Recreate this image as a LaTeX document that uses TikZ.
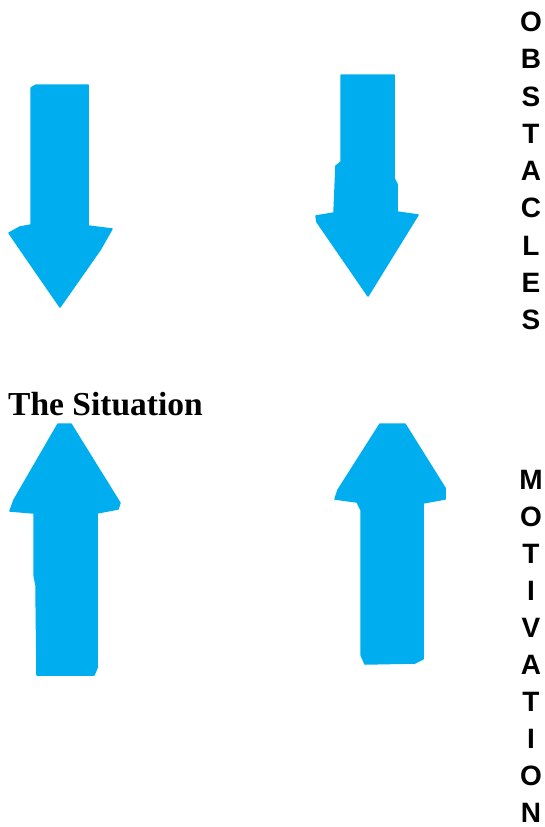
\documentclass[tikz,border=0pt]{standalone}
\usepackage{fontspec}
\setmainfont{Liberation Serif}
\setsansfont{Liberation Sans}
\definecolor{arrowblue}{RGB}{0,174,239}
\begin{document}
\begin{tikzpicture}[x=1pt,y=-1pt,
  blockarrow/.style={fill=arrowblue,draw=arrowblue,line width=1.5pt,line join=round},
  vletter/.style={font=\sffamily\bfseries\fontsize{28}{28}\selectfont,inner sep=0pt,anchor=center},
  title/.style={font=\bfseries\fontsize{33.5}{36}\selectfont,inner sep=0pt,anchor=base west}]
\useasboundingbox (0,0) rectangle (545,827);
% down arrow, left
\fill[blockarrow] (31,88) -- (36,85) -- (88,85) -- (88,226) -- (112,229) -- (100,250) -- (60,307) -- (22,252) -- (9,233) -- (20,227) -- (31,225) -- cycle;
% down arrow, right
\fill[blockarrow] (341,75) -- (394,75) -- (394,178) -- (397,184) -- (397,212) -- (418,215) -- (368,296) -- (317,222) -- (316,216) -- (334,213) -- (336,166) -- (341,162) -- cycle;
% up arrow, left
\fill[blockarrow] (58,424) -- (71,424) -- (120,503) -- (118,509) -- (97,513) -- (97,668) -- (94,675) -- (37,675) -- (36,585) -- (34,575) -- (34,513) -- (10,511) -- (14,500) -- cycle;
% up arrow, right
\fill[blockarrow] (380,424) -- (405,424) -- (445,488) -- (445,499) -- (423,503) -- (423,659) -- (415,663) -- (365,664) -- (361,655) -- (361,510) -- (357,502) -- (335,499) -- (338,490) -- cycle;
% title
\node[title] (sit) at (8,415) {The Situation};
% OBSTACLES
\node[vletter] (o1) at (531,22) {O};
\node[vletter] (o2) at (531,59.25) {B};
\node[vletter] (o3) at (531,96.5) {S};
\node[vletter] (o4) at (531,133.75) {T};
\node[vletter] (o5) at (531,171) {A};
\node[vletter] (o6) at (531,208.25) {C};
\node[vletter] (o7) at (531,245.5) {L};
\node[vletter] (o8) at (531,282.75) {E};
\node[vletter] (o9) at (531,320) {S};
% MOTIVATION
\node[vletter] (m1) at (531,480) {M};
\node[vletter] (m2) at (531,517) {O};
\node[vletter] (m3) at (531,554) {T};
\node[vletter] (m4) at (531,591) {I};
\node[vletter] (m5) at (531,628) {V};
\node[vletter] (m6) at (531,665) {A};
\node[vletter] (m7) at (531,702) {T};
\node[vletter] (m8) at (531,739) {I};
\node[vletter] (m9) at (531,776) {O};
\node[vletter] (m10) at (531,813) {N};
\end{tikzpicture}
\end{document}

....

Exercise directions:
Write the listing out a second time exactly, dropping all images.

Problem solution:
Recreate this image as a LaTeX document that uses TikZ.
\documentclass[tikz,border=0pt]{standalone}
\usepackage{fontspec}
\setmainfont{Liberation Serif}
\setsansfont{Liberation Sans}
\definecolor{arrowblue}{RGB}{0,174,239}
\begin{document}
\begin{tikzpicture}[x=1pt,y=-1pt,
  blockarrow/.style={fill=arrowblue,draw=arrowblue,line width=1.5pt,line join=round},
  vletter/.style={font=\sffamily\bfseries\fontsize{28}{28}\selectfont,inner sep=0pt,anchor=center},
  title/.style={font=\bfseries\fontsize{33.5}{36}\selectfont,inner sep=0pt,anchor=base west}]
\useasboundingbox (0,0) rectangle (545,827);
% down arrow, left
\fill[blockarrow] (31,88) -- (36,85) -- (88,85) -- (88,226) -- (112,229) -- (100,250) -- (60,307) -- (22,252) -- (9,233) -- (20,227) -- (31,225) -- cycle;
% down arrow, right
\fill[blockarrow] (341,75) -- (394,75) -- (394,178) -- (397,184) -- (397,212) -- (418,215) -- (368,296) -- (317,222) -- (316,216) -- (334,213) -- (336,166) -- (341,162) -- cycle;
% up arrow, left
\fill[blockarrow] (58,424) -- (71,424) -- (120,503) -- (118,509) -- (97,513) -- (97,668) -- (94,675) -- (37,675) -- (36,585) -- (34,575) -- (34,513) -- (10,511) -- (14,500) -- cycle;
% up arrow, right
\fill[blockarrow] (380,424) -- (405,424) -- (445,488) -- (445,499) -- (423,503) -- (423,659) -- (415,663) -- (365,664) -- (361,655) -- (361,510) -- (357,502) -- (335,499) -- (338,490) -- cycle;
% title
\node[title] (sit) at (8,415) {The Situation};
% OBSTACLES
\node[vletter] (o1) at (531,22) {O};
\node[vletter] (o2) at (531,59.25) {B};
\node[vletter] (o3) at (531,96.5) {S};
\node[vletter] (o4) at (531,133.75) {T};
\node[vletter] (o5) at (531,171) {A};
\node[vletter] (o6) at (531,208.25) {C};
\node[vletter] (o7) at (531,245.5) {L};
\node[vletter] (o8) at (531,282.75) {E};
\node[vletter] (o9) at (531,320) {S};
% MOTIVATION
\node[vletter] (m1) at (531,480) {M};
\node[vletter] (m2) at (531,517) {O};
\node[vletter] (m3) at (531,554) {T};
\node[vletter] (m4) at (531,591) {I};
\node[vletter] (m5) at (531,628) {V};
\node[vletter] (m6) at (531,665) {A};
\node[vletter] (m7) at (531,702) {T};
\node[vletter] (m8) at (531,739) {I};
\node[vletter] (m9) at (531,776) {O};
\node[vletter] (m10) at (531,813) {N};
\end{tikzpicture}
\end{document}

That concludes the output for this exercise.